Dr. Phoenix Perry researches embodied interaction, small-data machine learning, data commons, and the ways people develop cognitive models to understand AI systems. As a Reader at UAL, they develop tools and practices that enable more accessible, context-aware, and inclusive approaches to engaging with computation. Through their open-source projects, such as InteractML, they support artists and designers to create embodied machine learning interactions in game engines. Their creative work centers on developing experiences that amplify somatic experiences in groups to propose new ways of sensing and inner connecting audiences

Alex Quicho is a theorist in London. Her practice develops novel ways of understanding life within technological systems, unfolding in multi-year cycles through critical writing, performative lectures, and moving image. Past major projects include Girlstack (2023-25), an investigation into the planetary impact of inhuman ‘girl’ intelligence; Alley to Heaven (2021-23), a trilogy of videos and performances on data annotators and edge computing in the contested South China Sea; and Small Gods (2017-20), a book of departures in drone narratives. Her work has been featured in Wired, Frieze, Dazed, Vogue, Spike, The Face, MIT Journal, and more. Alex has collaborated with arts institutions including Tate Britain, Somerset House Studios, Singapore Art Museum, Power Station of Art Shanghai, Julia Stoschek Collection, Nationalgalerie Berlin, Fondation Pernod-Ricard, and Rennie Museum. In 2025, she was a mentor at Medialab Matadero and a research fellow at the Weibel Institute for Digital Cultures. She teaches theory for MA Narrative Environments at Central Saint Martins, and studied Critical Writing at the Royal College of Art. She is from Manila, where she is in leadership of SYM.

Kumbirai Makumbe is a London-based artist whose work is, through a Black queer feminist lens, an ongoing exploration of fabulation—not just storytelling, but worlding through elements of myth, Shona folklore, and speculative fiction. Rather than focusing on a single narrative, they see their practice as a growing ecology of support structures for thought, transformation, and survival. Each concept acts as a site of speculation, self-definition, and holding.

Dr Romy Gad el Rab is a Psychiatrist, researcher, and artist exploring our intimate entanglements with technology. Working in the NHS’s first centre for Internet Gaming Disorders, she combines clinical insight with interactive installation and performance to question digital addiction and the power structures behind networked systems. Her work has featured in programming at Tate, Somerset House, and Delfina Foundation, where she was a UK Associate for their 2025 thematic season, science_technology_society.

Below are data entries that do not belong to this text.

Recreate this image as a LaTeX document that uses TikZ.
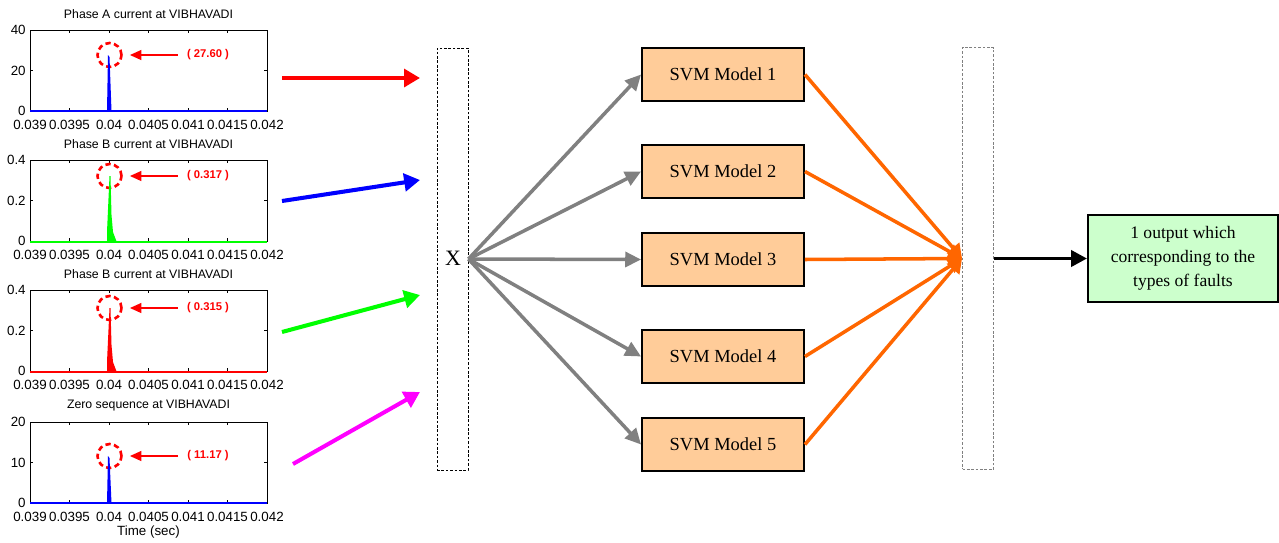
\documentclass[tikz,border=0pt]{standalone}
\usepackage{fontspec}
\setmainfont{Liberation Serif}
\newfontfamily\plotfont{Liberation Sans}
\usetikzlibrary{arrows.meta}
\definecolor{svmfill}{HTML}{FFCC99}
\definecolor{outfill}{HTML}{CCFFCC}
\definecolor{vote}{HTML}{FF6600}
\definecolor{feedgray}{HTML}{808080}
\definecolor{zeroseq}{HTML}{FF00FF}

\begin{document}
\begin{tikzpicture}[x=0.02cm, y=-0.02cm,
    axis/.style={draw, line width=0.5pt},
    ttl/.style={font=\plotfont\fontsize{7}{8}\selectfont},
    ticklbl/.style={font=\plotfont\fontsize{7.6}{9}\selectfont, inner sep=0pt},
    ring/.style={circle, draw=red, dashed, dash pattern=on 3pt off 2pt, line width=1.5pt, minimum size=0.48cm, inner sep=0pt},
    peakval/.style={text=red, font=\plotfont\bfseries\fontsize{6.4}{8}\selectfont, inner sep=1pt},
    pointer/.style={red, line width=1.1pt, -{Triangle[length=6.5pt, width=5.5pt]}},
    feed/.style={line width=2.3pt, -{Triangle[length=9pt, width=10pt]}},
    bar/.style={rectangle, draw, dash pattern=on 1.5pt off 1pt, line width=0.5pt, minimum width=0.62cm, minimum height=8.44cm, inner sep=0pt},
    svm/.style={rectangle, draw, line width=1.1pt, fill=svmfill, minimum width=3.24cm, minimum height=1.06cm, font=\fontsize{10.5}{12}\selectfont},
    split/.style={feedgray, line width=2pt, -{Triangle[length=9pt, width=8.5pt]}},
    merge/.style={vote, line width=2pt, -{Triangle[length=8pt, width=9pt]}}
]
\useasboundingbox (0,0) rectangle (1279,542);

% the four measured signals
\foreach \top/\ttl/\ya/\yb/\pk/\val in {30/Phase A current at VIBHAVADI/40/20/55/27.60,
    160/Phase B current at VIBHAVADI/0.4/0.2/176/0.317,
    290/Phase B current at VIBHAVADI/0.4/0.2/308/0.315,
    422/Zero sequence at VIBHAVADI/20/10/456/11.17}{
  \pgfmathsetmacro\bot{\top+81}
  \draw[axis] (30,\top) rectangle (267,\bot);
  \node[ttl] at (148.5,\top-16) {\ttl};
  \node[ticklbl, anchor=east] at (26,\top) {\ya};
  \node[ticklbl, anchor=east] at (26,\top+40.5) {\yb};
  \node[ticklbl, anchor=east] at (26,\bot) {0};
  \draw[line width=0.4pt] (30,\top+40.5) -- ++(3,0) (267,\top+40.5) -- ++(-3,0);
  \foreach \t/\lab in {0/0.039, 1/0.0395, 2/0.04, 3/0.0405, 4/0.041, 5/0.0415, 6/0.042}{
    \draw[line width=0.4pt] (30+39.5*\t,\bot) -- ++(0,-3) (30+39.5*\t,\top) -- ++(0,3);
    \node[ticklbl] at (30+39.5*\t,\bot+14) {\lab};
  }
  \node[ring] (ring\top) at (109.5,\pk) {};
  \node[peakval] (val\top) at (208,\pk) {( \val\ )};
  \draw[pointer, shorten <=4pt, shorten >=4pt] (val\top.west) -- (ring\top.east);
}
\node[ttl, font=\plotfont\fontsize{7.6}{9}\selectfont] (tlabel) at (148.5,532) {Time (sec)};

\fill[blue] (107,111) -- (108,55) -- (109.5,57) -- (111.5,111) -- cycle;
\draw[blue, line width=1.2pt] (30,111) -- (267,111);
\fill[green] (107,242) -- (107,232) -- (109.5,176) -- (110.5,176) -- (111.5,215) -- (113,232) -- (116,240) -- (117,242) -- cycle;
\draw[green, line width=1.2pt] (30,242) -- (267,242);
\fill[red] (107,372) -- (107,362) -- (109.5,308) -- (110.5,308) -- (111.5,345) -- (113,362) -- (116,370) -- (117,372) -- cycle;
\draw[red, line width=1.2pt] (30,372) -- (267,372);
\fill[blue] (107,503) -- (108,456) -- (109.5,458) -- (111.5,503) -- cycle;
\draw[blue, line width=1.2pt] (30,503) -- (267,503);

% feature vector, models, voting
\node[bar] (inbar) at (452.5,259) {};
\node[font=\fontsize{12.5}{14}\selectfont] (xlbl) at (453,258) {X};
\node[bar, draw=feedgray] (outbar) at (978,258.5) {};

\coordinate (sa) at (282,78);  \coordinate (ea) at (420,78);
\coordinate (sb) at (282,201); \coordinate (eb) at (420,180);
\coordinate (sc) at (282,332); \coordinate (ec) at (420,295);
\coordinate (sd) at (293,464); \coordinate (ed) at (420,392);
\draw[feed, red] (sa) -- (ea);
\draw[feed, blue] (sb) -- (eb);
\draw[feed, green] (sc) -- (ec);
\draw[feed, zeroseq] (sd) -- (ed);

\foreach \i/\y in {1/74.5, 2/171.5, 3/259.5, 4/356.5, 5/444.5}{
  \node[svm] (svm\i) at (723,\y) {SVM Model \i};
  \draw[split] (inbar.east) -- (svm\i.west);
  \draw[merge] (svm\i.east) -- (outbar.west);
}

\node[rectangle, draw, line width=1.1pt, fill=outfill, minimum width=3.8cm, minimum height=1.74cm, align=center,
      font=\fontsize{10}{13.6}\selectfont] (out) at (1183,258.5) {1 output which\\corresponding to the\\types of faults};
\draw[line width=2.2pt, -{Triangle[length=9pt, width=9pt]}] (outbar.east) -- (out.west);

\end{tikzpicture}
\end{document}
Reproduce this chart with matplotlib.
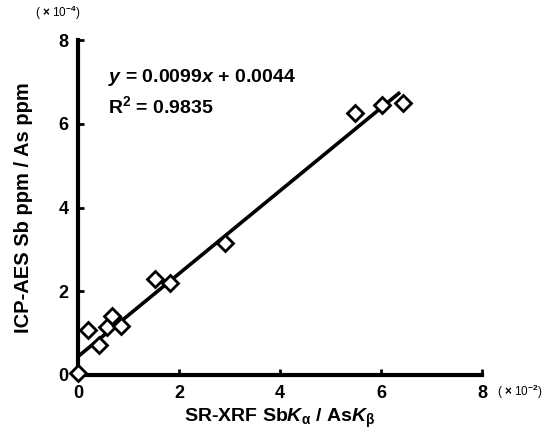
import numpy as np
import matplotlib.pyplot as plt

plt.rcParams['font.family'] = ['Liberation Sans', 'DejaVu Sans']
plt.rcParams['font.weight'] = 'bold'
plt.rcParams['axes.labelweight'] = 'bold'
plt.rcParams['mathtext.fontset'] = 'custom'
plt.rcParams['mathtext.rm'] = 'Liberation Sans:bold'
plt.rcParams['mathtext.it'] = 'Liberation Sans:bold:italic'
plt.rcParams['mathtext.bf'] = 'Liberation Sans:bold'

# SR-XRF intensity ratio (x 10^-2) vs ICP-AES concentration ratio (x 10^-4)
xrf_ratio = [0.0, 0.20, 0.42, 0.57, 0.67, 0.85, 1.52, 1.82, 2.91, 5.49, 6.02, 6.44]
icp_ratio = [0.05, 1.08, 0.72, 1.15, 1.41, 1.17, 2.30, 2.20, 3.16, 6.25, 6.44, 6.49]

# regression y = 0.0099x + 0.0044 in the scaled units
slope = 0.99
intercept = 0.44
fit_x = np.array([0.0, 6.35])

fig = plt.figure(figsize=(5.55, 4.36), dpi=100)
ax = fig.add_axes([0.1405, 0.14, 0.728, 0.768])

ax.plot(fit_x, slope * fit_x + intercept, color='black', lw=2.6, zorder=2)
ax.plot(xrf_ratio, icp_ratio, 'D', ms=8, mfc='white', mec='black', mew=2.0,
        clip_on=False, zorder=3)

ax.set_xlim(0, 8)
ax.set_ylim(0, 8)
ax.set_xticks([0, 2, 4, 6, 8])
ax.set_yticks([0, 2, 4, 6, 8])
ax.tick_params(direction='in', length=4, width=2, labelsize=13, pad=7)
for lbl in ax.get_xticklabels() + ax.get_yticklabels():
    lbl.set_fontweight('bold')
for s in ['top', 'right']:
    ax.spines[s].set_visible(False)
for s in ['left', 'bottom']:
    ax.spines[s].set_linewidth(3)

ax.set_xlabel(r'SR-XRF Sb$\it{K}_{\mathrm{α}}$ / As$\it{K}_{\mathrm{β}}$',
              fontsize=14, labelpad=4)
ax.set_ylabel('ICP-AES Sb ppm / As ppm', fontsize=14.5, labelpad=18)

ax.text(0.6, 7.0, r'$\it{y}$ = 0.0099$\it{x}$ + 0.0044', fontsize=14)
ax.text(0.6, 6.25, r'R$^2$ = 0.9835', fontsize=14)

ax.text(-0.85, 8.55, r'( $\times$ 10$^{-4}$)', fontsize=8.5, fontweight='normal')
ax.text(8.3, -0.5, r'( $\times$ 10$^{-2}$)', fontsize=8.5, fontweight='normal')

fig.savefig('out.png', dpi=100)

A published academic and curator, she creates spaces where science, technology, and art meet through conversation, research, and making.

Dr Tony D. Sampson is a Reader in Digital Communication in the University of Essex’s Business School (EBS). His research spans two interconnected strands concerned with lived and felt experiences in both (a) the digital economy and (b) community engagement with culture, heritage and “natural” environments. Across both research strands, Tony examines how the tangible and intangible environments people inhabit evoke, shape, or suppress experience. His work investigates affective relations and their role in shaping how experiences are produced, understood, and transformed. This contributes to critical debates surrounding power, inclusion, and marginalisation in both virtual and physical contexts. In the digital context, Tony has published widely on digital communication, marketing, labour, virality, neuroculture, and user experience (UX). His publications include numerous monographs, edited volumes, and journal articles, such as: The Spam Book, co-edited with Jussi Parikka (Hampton Press, 2009), Virality: Contagion Theory in the Age of Networks (University of Minnesota Press, 2012), The Assemblage Brain: Sense Making in Neuroculture (University of Minnesota Press, 2017), Affect and Social Media, co-edited with Darren Ellis & Stephen Maddison (Rowman & Littlefield, 2018), A Sleepwalker’s Guide to Social Media (Polity, 2020). Tony’s forthcoming The Struggle for [User] Experience examines the cultural pervasiveness of experience design.